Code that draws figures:
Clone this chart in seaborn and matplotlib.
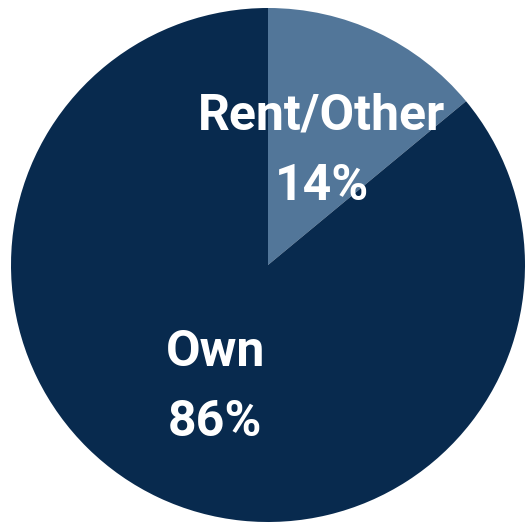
import seaborn as sns
import matplotlib.pyplot as plt

# data
labels = ["Rent/Other", "Own"]
shares = [14, 86]
colors = ["#527699", "#082A4E"]

sns.set_style("white")
plt.rcParams['font.family'] = ['Roboto', 'DejaVu Sans']

fig = plt.figure(figsize=(5.26, 5.24), dpi=100)
ax = fig.add_axes([11 / 526, 2 / 524, 514 / 526, 514 / 524])

ax.pie(shares, colors=colors, startangle=90, counterclock=False,
       wedgeprops={"linewidth": 0})
ax.set_xlim(-1, 1)
ax.set_ylim(-1, 1)
ax.set_aspect("equal")
ax.axis("off")

# label positions (data coords)
label_pos = [(0.21, 0.58, 0.305), (-0.205, -0.34, -0.612)]
for (lx, ly, py), lab, val in zip(label_pos, labels, shares):
    ax.text(lx, ly, lab, ha="center", va="center", color="white",
            fontsize=36, fontweight="bold")
    ax.text(lx, py, f"{val}%", ha="center", va="center", color="white",
            fontsize=36, fontweight="bold")

fig.savefig("out.png", dpi=100)
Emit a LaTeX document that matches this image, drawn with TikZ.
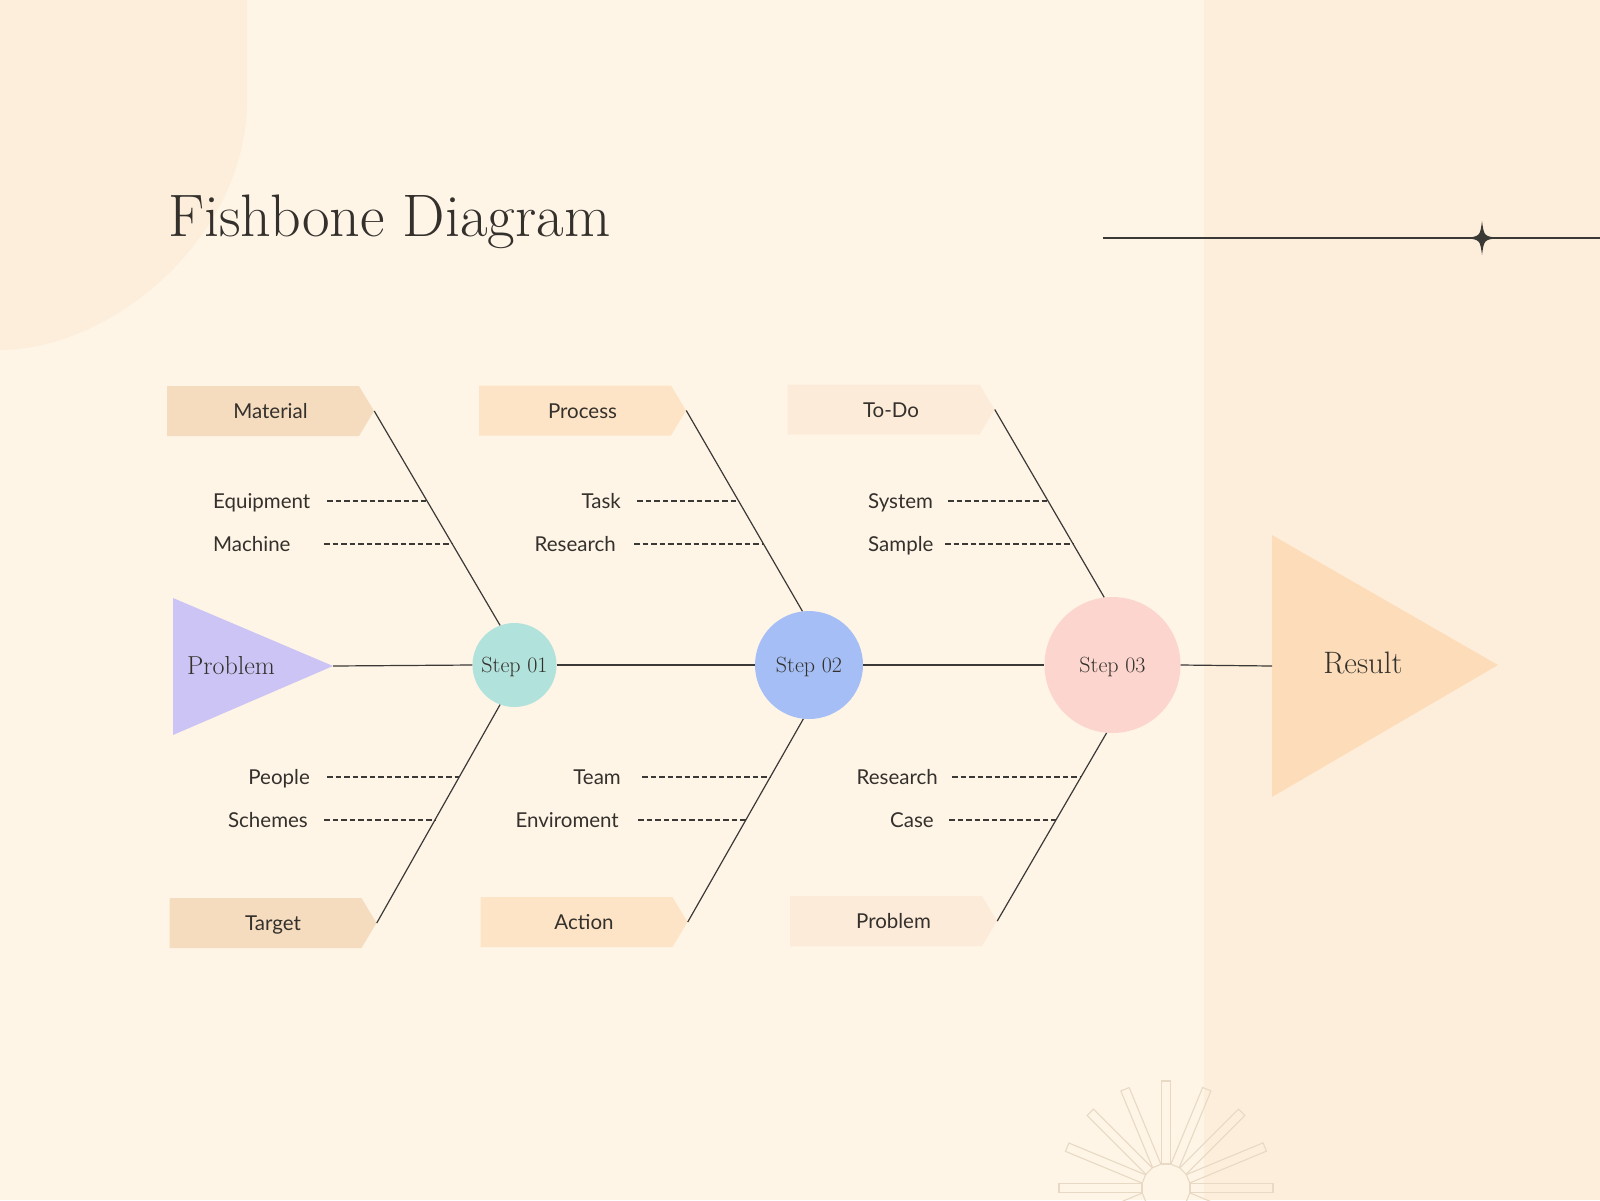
\documentclass[tikz,border=0pt]{standalone}
\usepackage{fontspec}
\newfontfamily\labelfont{Lato}
\usetikzlibrary{shapes.symbols,calc}
\definecolor{bgc}{HTML}{FEF5E7}
\definecolor{panelc}{HTML}{FDEEDB}
\definecolor{tanc}{HTML}{F5DCBE}
\definecolor{peachc}{HTML}{FEE4C6}
\definecolor{lightc}{HTML}{FDEBD9}
\definecolor{lavc}{HTML}{CBC4F4}
\definecolor{mintc}{HTML}{B2E2DC}
\definecolor{bluec}{HTML}{A5BFF6}
\definecolor{pinkc}{HTML}{FDD5CF}
\definecolor{resc}{HTML}{FDDDB9}
\definecolor{inkc}{HTML}{34302C}
\definecolor{linec}{HTML}{3B3936}
\definecolor{rayc}{HTML}{E8D9C4}
\begin{document}
\begin{tikzpicture}[x=1pt,y=-1pt,
  bone/.style={draw=linec,line width=1.2pt},
  tick/.style={draw=linec,line width=1.1pt,dash pattern=on 5.5pt off 3pt},
  fbox/.style={signal,signal to=east,signal pointer angle=118,minimum width=207pt,minimum height=50pt,inner sep=0pt,
    text=inkc,font={\labelfont\fontsize{20.5}{25}\selectfont},text height=15pt,text depth=0pt},
  lbl/.style={text=inkc,font={\labelfont\fontsize{20.5}{25}\selectfont},inner sep=0pt},
  stepc/.style={circle,inner sep=0pt,text=inkc,font={\fontsize{22}{26}\selectfont},text height=15pt,text depth=0pt},
  ray/.style={draw=rayc,line width=1.1pt}]
\clip (0,0) rectangle (1600,1200);
% background
\fill[bgc] (0,0) rectangle (1600,1200);
\fill[panelc] (1204,0) rectangle (1600,1200);
\fill[panelc] (0,0) -- (247,0) -- (247,100) .. controls (247,238) and (111,350) .. (0,350) -- cycle;
% title
\node[anchor=base west,inner sep=0pt,text=inkc,font={\fontsize{60}{64}\selectfont}] (title) at (168,236) {Fishbone Diagram};
% rule with star
\coordinate (l0) at (1103,238);
\coordinate (l1) at (1600,238);
\draw[bone] (l0) -- (l1);
\coordinate (st) at (1482,238);
\fill[linec] ($(st)+(0,-17)$) .. controls ($(st)+(2,-2)$) .. ($(st)+(15.5,0)$) .. controls ($(st)+(2,2)$) .. ($(st)+(0,17)$) .. controls ($(st)+(-2,2)$) .. ($(st)+(-15.5,0)$) .. controls ($(st)+(-2,-2)$) .. cycle;
% sunburst
\coordinate (sc) at (1166,1188);
\foreach \a in {0,22.5,...,337.5}{
  \draw[ray,rotate around={\a:(sc)}] ($(sc)+(24,-4.5)$) rectangle ($(sc)+(107,4.5)$);
}
% problem head and result
\fill[lavc] (173,598) -- (333,666) -- (173,735) -- cycle;
\coordinate (ptip) at (333,666);
\node[text=inkc,inner sep=0pt,font={\fontsize{26}{30}\selectfont},text height=17pt,text depth=0pt] (prob) at (231,666) {Problem};
\fill[resc] (1272,535) -- (1498,665) -- (1272,797) -- cycle;
\coordinate (rbase) at (1272,666);
\node[text=inkc,inner sep=0pt,font={\fontsize{31}{35}\selectfont},text height=21pt,text depth=0pt] (res) at (1363,663) {Result};
% steps
\node[stepc,fill=mintc,minimum size=84pt] (s1) at (514.5,665) {Step 01};
\node[stepc,fill=bluec,minimum size=108pt] (s2) at (809,665) {Step 02};
\node[stepc,fill=pinkc,minimum size=136pt] (s3) at (1112.5,665) {Step 03};
% spine
\draw[bone] (ptip) -- (s1.west);
\draw[bone] (s1.east) -- (s2.west);
\draw[bone] (s2.east) -- (s3.west);
\draw[bone] (s3.east) -- (rbase);
% category boxes (text centred on whole arrow shape)
\node[fbox,fill=tanc] (mat) at (263,411) {\hspace*{15pt}Material};
\node[fbox,fill=peachc] (proc) at (575,410.5) {\hspace*{15pt}Process};
\node[fbox,fill=lightc] (todo) at (883.5,409.5) {\hspace*{15pt}To-Do};
\node[fbox,fill=tanc] (targ) at (265.5,923) {\hspace*{15pt}Target};
\node[fbox,fill=peachc] (act) at (576.5,922) {\hspace*{15pt}Action};
\node[fbox,fill=lightc] (prob2) at (886,921) {\hspace*{15pt}Problem};
% bones
\draw[bone] (mat.east) -- (s1.110);
\draw[bone] (s1.250) -- (targ.east);
\draw[bone] (proc.east) -- (s2.97);
\draw[bone] (s2.264) -- (act.east);
\draw[bone] (todo.east) -- (s3.97);
\draw[bone] (s3.265) -- (prob2.east);
% points on bones
\coordinate (b11) at ($(mat.east)!0.4206!(s1.110)$);
\coordinate (b12) at ($(mat.east)!0.6215!(s1.110)$);
\coordinate (b13) at ($(s1.250)!0.330!(targ.east)$);
\coordinate (b14) at ($(s1.250)!0.5275!(targ.east)$);
\coordinate (b21) at ($(proc.east)!0.451!(s2.97)$);
\coordinate (b22) at ($(proc.east)!0.666!(s2.97)$);
\coordinate (b23) at ($(s2.264)!0.282!(act.east)$);
\coordinate (b24) at ($(s2.264)!0.495!(act.east)$);
\coordinate (b31) at ($(todo.east)!0.485!(s3.97)$);
\coordinate (b32) at ($(todo.east)!0.714!(s3.97)$);
\coordinate (b33) at ($(s3.265)!0.234!(prob2.east)$);
\coordinate (b34) at ($(s3.265)!0.463!(prob2.east)$);
% sub-cause labels
\node[lbl,anchor=base west] (equ) at (213,508) {Equipment};
\node[lbl,anchor=base west] (mac) at (213,551) {Machine};
\node[lbl,anchor=base east] (peo) at (310,784) {People};
\node[lbl,anchor=base east] (sch) at (308,827) {Schemes};
\node[lbl,anchor=base east] (task) at (621,508) {Task};
\node[lbl,anchor=base east] (resa) at (616,551) {Research};
\node[lbl,anchor=base east] (team) at (621,784) {Team};
\node[lbl,anchor=base east] (env) at (619,827) {Enviroment};
\node[lbl,anchor=base west] (sys) at (868,508) {System};
\node[lbl,anchor=base west] (samp) at (868,551) {Sample};
\node[lbl,anchor=base east] (resb) at (938,784) {Research};
\node[lbl,anchor=base east] (case) at (934,827) {Case};
% dash starts
\coordinate (d11) at (327,501);
\coordinate (d12) at (324,544);
\coordinate (d13) at (327,777);
\coordinate (d14) at (324,820);
\coordinate (d21) at (637,501);
\coordinate (d22) at (634,544);
\coordinate (d23) at (642,777);
\coordinate (d24) at (638,820);
\coordinate (d31) at (948,501);
\coordinate (d32) at (945,544);
\coordinate (d33) at (952,777);
\coordinate (d34) at (949,820);
\foreach \i in {11,12,13,14,21,22,23,24,31,32,33,34}{
  \draw[tick] (d\i) -- (d\i -| b\i);
}
\end{tikzpicture}
\end{document}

◆ **YOUR GOAL**:
Tally up how many lines in the preceding listing contain the word "matplotlib". Give nothing but the number.

◆ **SOLUTION FOR THIS TASK**:
2